### Problem details
Word for word, copy all the data and drop the pictures.

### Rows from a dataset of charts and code
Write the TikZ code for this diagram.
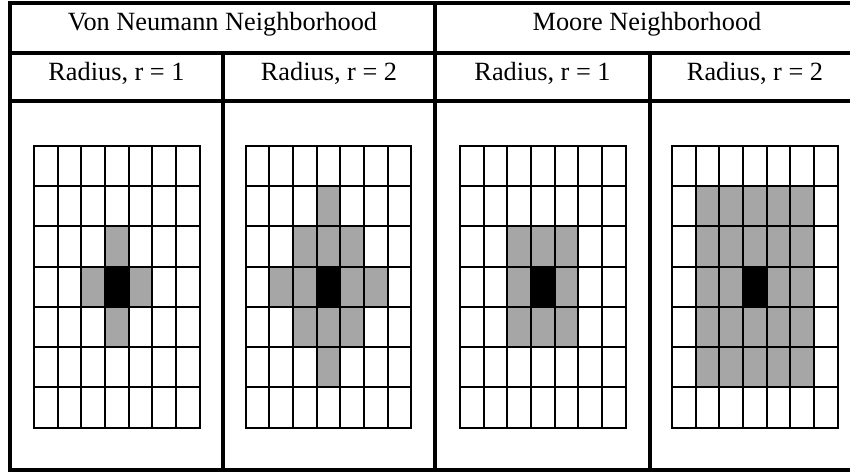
\documentclass[tikz,border=0pt]{standalone}
\usepackage{fontspec}
\setmainfont{Liberation Serif}
\definecolor{cellgray}{RGB}{166,166,166}
\newcommand\cagrid[2]{%
  \begin{scope}[shift={(#1,145.7)}]
    \foreach \c/\r in {#2}
      \fill[cellgray] (\c*23.643,\r*40.286) rectangle ++(23.643,40.286);
    \fill[black] (3*23.643,3*40.286) rectangle ++(23.643,40.286);
    \foreach \i in {1,...,6} {
      \draw[gline] (\i*23.643,0) -- (\i*23.643,282);
      \draw[gline] (0,\i*40.286) -- (165.5,\i*40.286);
    }
    \draw[gline] (0,0) rectangle (165.5,282);
  \end{scope}}
\begin{document}
\begin{tikzpicture}[x=1pt,y=-1pt,
  tline/.style={line width=4pt},
  gline/.style={line width=2pt},
  hdr/.style={font=\fontsize{26.3}{30}\selectfont, anchor=base, inner sep=0pt}]
\useasboundingbox (0,0) rectangle (850,473);
% table rules
\draw[tline] (860,3.5) -- (10,3.5) -- (10,470) -- (860,470);
\draw[tline] (8,52.7) -- (860,52.7);
\draw[tline] (8,101) -- (860,101);
\draw[tline] (435,3.5) -- (435,470);
\draw[tline] (223,52.7) -- (223,470);
\draw[tline] (650,52.7) -- (650,470);
% header texts
\node[hdr] (vn) at (222.5,31) {Von Neumann Neighborhood};
\node[hdr] (mo) at (647,31) {Moore Neighborhood};
\node[hdr] (ra) at (116.5,81) {Radius, r = 1};
\node[hdr] (rb) at (329,81) {Radius, r = 2};
\node[hdr] (rc) at (542.5,81) {Radius, r = 1};
\node[hdr] (rd) at (755,81) {Radius, r = 2};
% grids
\cagrid{34}{3/2,2/3,4/3,3/4}
\cagrid{245.7}{3/1,2/2,3/2,4/2,1/3,2/3,4/3,5/3,2/4,3/4,4/4,3/5}
\cagrid{460}{2/2,3/2,4/2,2/3,4/3,2/4,3/4,4/4}
\cagrid{672}{1/1,2/1,3/1,4/1,5/1,1/2,2/2,3/2,4/2,5/2,1/3,2/3,4/3,5/3,1/4,2/4,3/4,4/4,5/4,1/5,2/5,3/5,4/5,5/5}
\end{tikzpicture}
\end{document}
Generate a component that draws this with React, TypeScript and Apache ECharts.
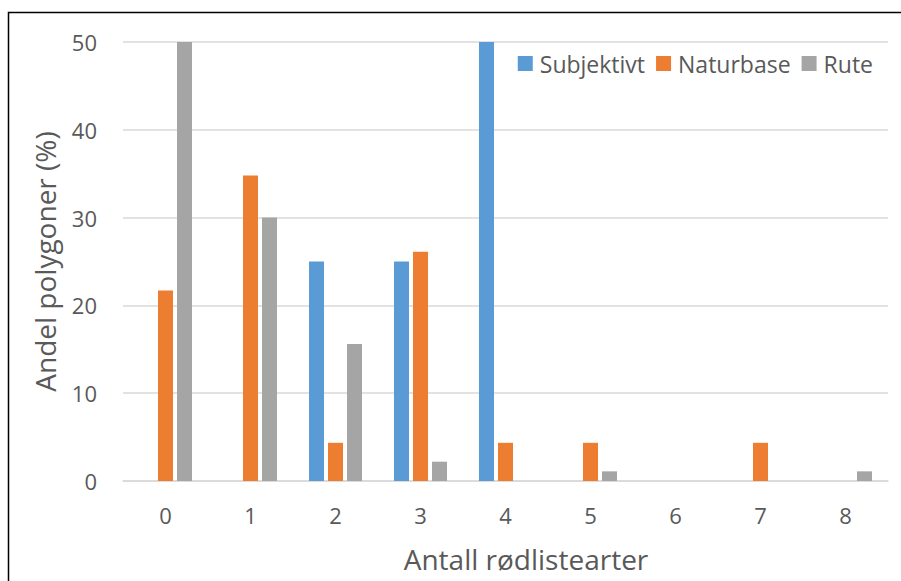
import React, { useEffect, useRef } from "react";
import * as echarts from "echarts";

const categories = ["0", "1", "2", "3", "4", "5", "6", "7", "8"];
const subjektivt = [0, 0, 25, 25, 50, 0, 0, 0, 0];
const naturbase = [21.7, 34.8, 4.35, 26.1, 4.35, 4.35, 0, 4.35, 0];
const rute = [50, 30, 15.6, 2.2, 0, 1.1, 0, 0, 1.1];
const seriesNames = ["Subjektivt", "Naturbase", "Rute"];
const colors = ["#5b9bd5", "#ed7d31", "#a5a5a5"];

const FONT = "'Open Sans', sans-serif";
const TEXT = "#595959";

export default function App() {
  const ref = useRef<HTMLDivElement>(null);
  useEffect(() => {
    if (!ref.current) return;
    const chart = echarts.init(ref.current, undefined, { renderer: "svg" });
    const data = [subjektivt, naturbase, rute];
    chart.setOption({
      animation: false,
      textStyle: { fontFamily: FONT },
      grid: { left: 123, right: 13, top: 42, bottom: 100 },
      graphic: [
        {
          type: "rect",
          shape: { x: 8.5, y: 12.5, width: 1000, height: 1000 },
          style: { fill: "none", stroke: "#000", lineWidth: 1.5 },
          silent: true,
        },
      ],
      legend: {
        data: seriesNames,
        right: 23,
        top: 47,
        icon: "rect",
        itemWidth: 15,
        itemHeight: 15,
        itemGap: 11,
        textStyle: { color: TEXT, fontSize: 23, fontFamily: FONT, padding: [0, 0, 0, 2] },
      },
      xAxis: {
        type: "category",
        data: categories,
        axisLine: { lineStyle: { color: "#d9d9d9", width: 1.5 } },
        axisTick: { show: false },
        axisLabel: { color: TEXT, fontSize: 22, margin: 23, fontFamily: FONT },
        name: "Antall rødlistearter",
        nameLocation: "middle",
        nameGap: 64,
        nameTextStyle: { color: TEXT, fontSize: 28, fontFamily: FONT, padding: [0, 0, 0, 41] },
      },
      yAxis: {
        type: "value",
        min: 0,
        max: 50,
        interval: 10,
        axisLine: { show: false },
        axisTick: { show: false },
        splitLine: { lineStyle: { color: "#d9d9d9", width: 1.5 } },
        axisLabel: { color: TEXT, fontSize: 22, margin: 26, fontFamily: FONT },
        name: "Andel polygoner (%)",
        nameLocation: "middle",
        nameGap: 64,
        nameTextStyle: { color: TEXT, fontSize: 28, fontFamily: FONT },
      },
      series: seriesNames.map((name, i) => ({
        name,
        type: "bar",
        data: data[i],
        barWidth: 15,
        barGap: "26.7%",
        itemStyle: { color: colors[i] },
      })),
    });
    return () => chart.dispose();
  }, []);
  return (
    <div
      ref={ref}
      style={{ position: "fixed", left: 0, top: 0, width: 901, height: 581, background: "#fff" }}
    />
  );
}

### Written solution
Write the TikZ code for this diagram.
\documentclass[tikz,border=0pt]{standalone}
\usepackage{fontspec}
\setmainfont{Liberation Serif}
\definecolor{cellgray}{RGB}{166,166,166}
\newcommand\cagrid[2]{%
  \begin{scope}[shift={(#1,145.7)}]
    \foreach \c/\r in {#2}
      \fill[cellgray] (\c*23.643,\r*40.286) rectangle ++(23.643,40.286);
    \fill[black] (3*23.643,3*40.286) rectangle ++(23.643,40.286);
    \foreach \i in {1,...,6} {
      \draw[gline] (\i*23.643,0) -- (\i*23.643,282);
      \draw[gline] (0,\i*40.286) -- (165.5,\i*40.286);
    }
    \draw[gline] (0,0) rectangle (165.5,282);
  \end{scope}}
\begin{document}
\begin{tikzpicture}[x=1pt,y=-1pt,
  tline/.style={line width=4pt},
  gline/.style={line width=2pt},
  hdr/.style={font=\fontsize{26.3}{30}\selectfont, anchor=base, inner sep=0pt}]
\useasboundingbox (0,0) rectangle (850,473);
% table rules
\draw[tline] (860,3.5) -- (10,3.5) -- (10,470) -- (860,470);
\draw[tline] (8,52.7) -- (860,52.7);
\draw[tline] (8,101) -- (860,101);
\draw[tline] (435,3.5) -- (435,470);
\draw[tline] (223,52.7) -- (223,470);
\draw[tline] (650,52.7) -- (650,470);
% header texts
\node[hdr] (vn) at (222.5,31) {Von Neumann Neighborhood};
\node[hdr] (mo) at (647,31) {Moore Neighborhood};
\node[hdr] (ra) at (116.5,81) {Radius, r = 1};
\node[hdr] (rb) at (329,81) {Radius, r = 2};
\node[hdr] (rc) at (542.5,81) {Radius, r = 1};
\node[hdr] (rd) at (755,81) {Radius, r = 2};
% grids
\cagrid{34}{3/2,2/3,4/3,3/4}
\cagrid{245.7}{3/1,2/2,3/2,4/2,1/3,2/3,4/3,5/3,2/4,3/4,4/4,3/5}
\cagrid{460}{2/2,3/2,4/2,2/3,4/3,2/4,3/4,4/4}
\cagrid{672}{1/1,2/1,3/1,4/1,5/1,1/2,2/2,3/2,4/2,5/2,1/3,2/3,4/3,5/3,1/4,2/4,3/4,4/4,5/4,1/5,2/5,3/5,4/5,5/5}
\end{tikzpicture}
\end{document}
Generate a component that draws this with React, TypeScript and Apache ECharts.
import React, { useEffect, useRef } from "react";
import * as echarts from "echarts";

const categories = ["0", "1", "2", "3", "4", "5", "6", "7", "8"];
const subjektivt = [0, 0, 25, 25, 50, 0, 0, 0, 0];
const naturbase = [21.7, 34.8, 4.35, 26.1, 4.35, 4.35, 0, 4.35, 0];
const rute = [50, 30, 15.6, 2.2, 0, 1.1, 0, 0, 1.1];
const seriesNames = ["Subjektivt", "Naturbase", "Rute"];
const colors = ["#5b9bd5", "#ed7d31", "#a5a5a5"];

const FONT = "'Open Sans', sans-serif";
const TEXT = "#595959";

export default function App() {
  const ref = useRef<HTMLDivElement>(null);
  useEffect(() => {
    if (!ref.current) return;
    const chart = echarts.init(ref.current, undefined, { renderer: "svg" });
    const data = [subjektivt, naturbase, rute];
    chart.setOption({
      animation: false,
      textStyle: { fontFamily: FONT },
      grid: { left: 123, right: 13, top: 42, bottom: 100 },
      graphic: [
        {
          type: "rect",
          shape: { x: 8.5, y: 12.5, width: 1000, height: 1000 },
          style: { fill: "none", stroke: "#000", lineWidth: 1.5 },
          silent: true,
        },
      ],
      legend: {
        data: seriesNames,
        right: 23,
        top: 47,
        icon: "rect",
        itemWidth: 15,
        itemHeight: 15,
        itemGap: 11,
        textStyle: { color: TEXT, fontSize: 23, fontFamily: FONT, padding: [0, 0, 0, 2] },
      },
      xAxis: {
        type: "category",
        data: categories,
        axisLine: { lineStyle: { color: "#d9d9d9", width: 1.5 } },
        axisTick: { show: false },
        axisLabel: { color: TEXT, fontSize: 22, margin: 23, fontFamily: FONT },
        name: "Antall rødlistearter",
        nameLocation: "middle",
        nameGap: 64,
        nameTextStyle: { color: TEXT, fontSize: 28, fontFamily: FONT, padding: [0, 0, 0, 41] },
      },
      yAxis: {
        type: "value",
        min: 0,
        max: 50,
        interval: 10,
        axisLine: { show: false },
        axisTick: { show: false },
        splitLine: { lineStyle: { color: "#d9d9d9", width: 1.5 } },
        axisLabel: { color: TEXT, fontSize: 22, margin: 26, fontFamily: FONT },
        name: "Andel polygoner (%)",
        nameLocation: "middle",
        nameGap: 64,
        nameTextStyle: { color: TEXT, fontSize: 28, fontFamily: FONT },
      },
      series: seriesNames.map((name, i) => ({
        name,
        type: "bar",
        data: data[i],
        barWidth: 15,
        barGap: "26.7%",
        itemStyle: { color: colors[i] },
      })),
    });
    return () => chart.dispose();
  }, []);
  return (
    <div
      ref={ref}
      style={{ position: "fixed", left: 0, top: 0, width: 901, height: 581, background: "#fff" }}
    />
  );
}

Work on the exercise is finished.